Comparativement à la version originale, l’accent est donc encore plus poussé sur la clarté et sur le mélange des contrechants, alors que l’élément D est relégué vraiment au troisième plan, et l’élément A. 1. sert uniquement de fond.

Je pourrais tenir aussi un mot sur la transition entre la première et deuxième partie dans cette version orchestrale. Elle est assurée ici par des rebonds d’une baguette sur la timbale, en glissando descendant, un trait descendant féroce de violoncelles et contrebasses, et un glissando au contraire ascendant à la harpe. Le spectre s’étend donc, la deuxième partie représente une ouverture par rapport à la première.
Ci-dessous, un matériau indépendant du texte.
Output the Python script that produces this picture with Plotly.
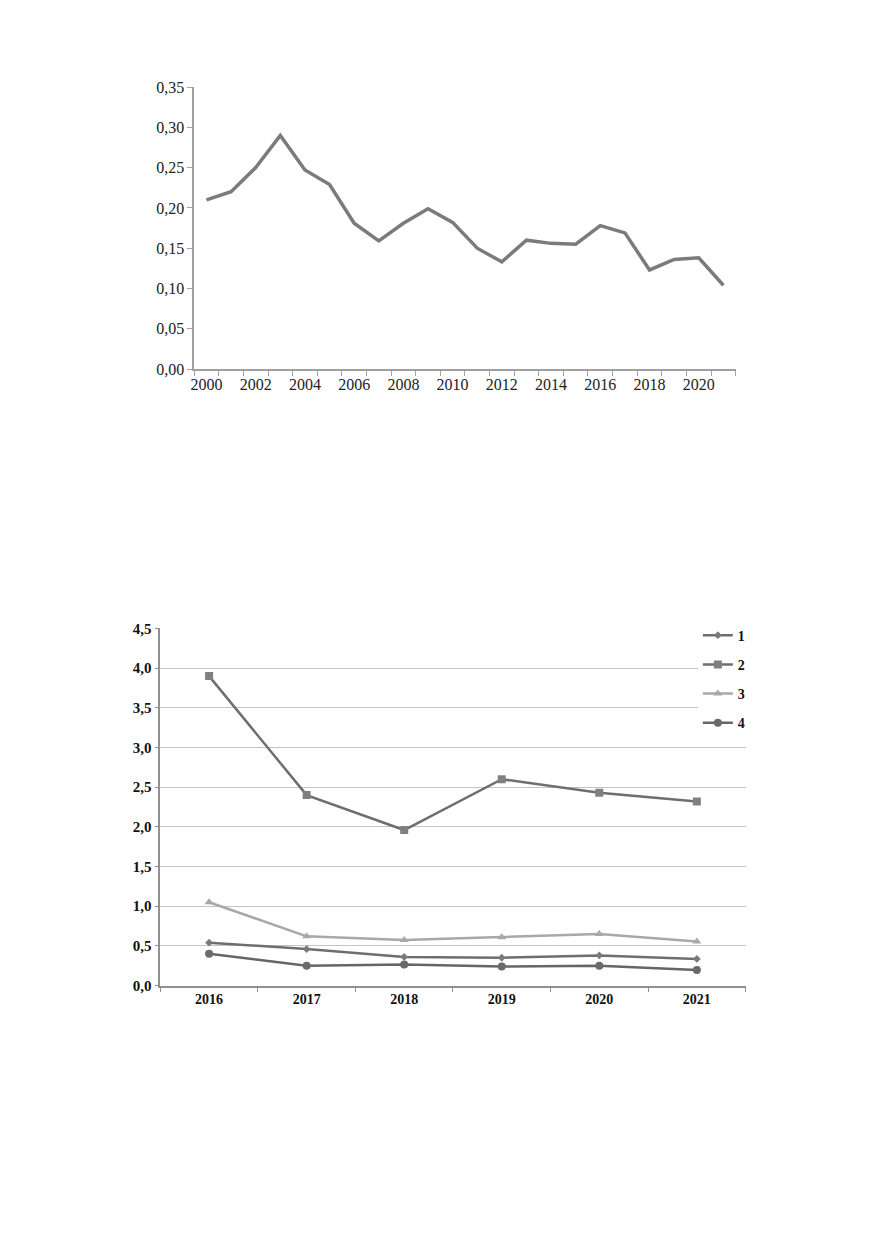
import plotly.graph_objects as go

# Top chart data
years_top = [str(y) for y in range(2000, 2022)]
values_top = [0.210, 0.220, 0.250, 0.290, 0.247, 0.229, 0.181, 0.159, 0.181, 0.199,
              0.182, 0.150, 0.133, 0.160, 0.156, 0.155, 0.178, 0.169, 0.123, 0.136,
              0.138, 0.104]
ticktext_top = [y if int(y) % 2 == 0 else "" for y in years_top]

# Bottom chart data
years_bot = ["2016", "2017", "2018", "2019", "2020", "2021"]
series_names = ["1", "2", "3", "4"]
s1 = [0.54, 0.46, 0.36, 0.35, 0.38, 0.335]
s2 = [3.90, 2.40, 1.96, 2.60, 2.43, 2.32]
s3 = [1.05, 0.62, 0.575, 0.61, 0.65, 0.555]
s4 = [0.40, 0.25, 0.265, 0.24, 0.25, 0.195]

W, H = 875, 1241
fig = go.Figure()

fig.add_trace(go.Scatter(x=years_top, y=values_top, mode="lines",
                         line=dict(color="#7b7b7b", width=3.5),
                         xaxis="x", yaxis="y", showlegend=False))

styles = [
    dict(color="#6e6e6e", mcolor="#7a7a7a", symbol="diamond", size=6, width=2.5),
    dict(color="#6e6e6e", mcolor="#808080", symbol="square", size=8, width=2.5),
    dict(color="#a8a8a8", mcolor="#a8a8a8", symbol="triangle-up", size=8, width=2.5),
    dict(color="#666666", mcolor="#6a6a6a", symbol="circle", size=8, width=2.5),
]
for name, vals, st in zip(series_names, [s1, s2, s3, s4], styles):
    fig.add_trace(go.Scatter(x=years_bot, y=vals, mode="lines+markers", name=name,
                             legendgroup=name,
                             line=dict(color=st["color"], width=st["width"]),
                             marker=dict(symbol=st["symbol"], size=st["size"], color=st["mcolor"]),
                             xaxis="x2", yaxis="y2"))

serif = "Liberation Serif"
fig.update_layout(
    width=W, height=H,
    paper_bgcolor="white", plot_bgcolor="white",
    margin=dict(l=0, r=0, t=0, b=0),
    separators=", ",
    font=dict(family=serif, color="#222222"),
    xaxis=dict(domain=[183 / W, 727 / W], anchor="y", type="category",
               range=[-0.5, len(years_top) - 0.5],
               tickmode="array", tickvals=years_top, ticktext=ticktext_top,
               tickangle=0,
               tickson="boundaries", ticks="outside", ticklen=5, tickcolor="#a0a0a0",
               showline=True, linecolor="#a0a0a0", linewidth=1.5, showgrid=False,
               tickfont=dict(family=serif, size=16, color="#222222"), zeroline=False),
    yaxis=dict(domain=[1 - 358 / H, 1 - 72 / H], anchor="x", range=[0, 0.35],
               dtick=0.05, tickformat=".2f", ticks="outside", ticklen=5,
               tickcolor="#a0a0a0", showline=True, linecolor="#a0a0a0", linewidth=1.5,
               showgrid=False, zeroline=False,
               tickfont=dict(family=serif, size=16, color="#222222")),
    xaxis2=dict(domain=[149 / W, 737 / W], anchor="y2", type="category",
                range=[-0.5, len(years_bot) - 0.5],
                tickson="boundaries", ticks="outside", ticklen=5, tickcolor="#909090",
                showline=True, linecolor="#909090", linewidth=1.5, showgrid=False,
                tickfont=dict(family=serif, size=14, color="#111111", weight="bold"),
                zeroline=False),
    yaxis2=dict(domain=[1 - 983 / H, 1 - 621 / H], anchor="x2", range=[0, 4.5],
                dtick=0.5, tickformat=".1f", ticks="outside", ticklen=4,
                tickcolor="#909090", showline=True, linecolor="#909090", linewidth=1.5,
                showgrid=True, gridcolor="#c4c4c4", gridwidth=1, zeroline=False,
                tickfont=dict(family=serif, size=15, color="#111111", weight="bold")),
    legend=dict(x=689 / W, y=1 - 612 / H, xanchor="left", yanchor="top",
                bgcolor="white", borderwidth=0, tracegroupgap=8,
                font=dict(family=serif, size=14, color="#111111", weight="bold"),
                itemwidth=30),
)

fig.write_html("out.html")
Ouverture déjà par rapport à la compréhension, sans doute moins hermétique et plus lisible dès la première écoute, mais aussi parce que contrairement à la première partie, clairement descendante, ici les contrechants au contraire se dirigent vers l’aigu tandis que l’élément A. 1. reprend sa descente.

III. Conclusion

Bien qu’issue du même passage, la version orchestrale de “Crépusculaire” propose une vision différente de la version originale. C’est en ça que l’orchestration concourt largement à la clarté du discours, à un parti-pris, et que l’orchestration fait partie intégrante du travail de (re)composition.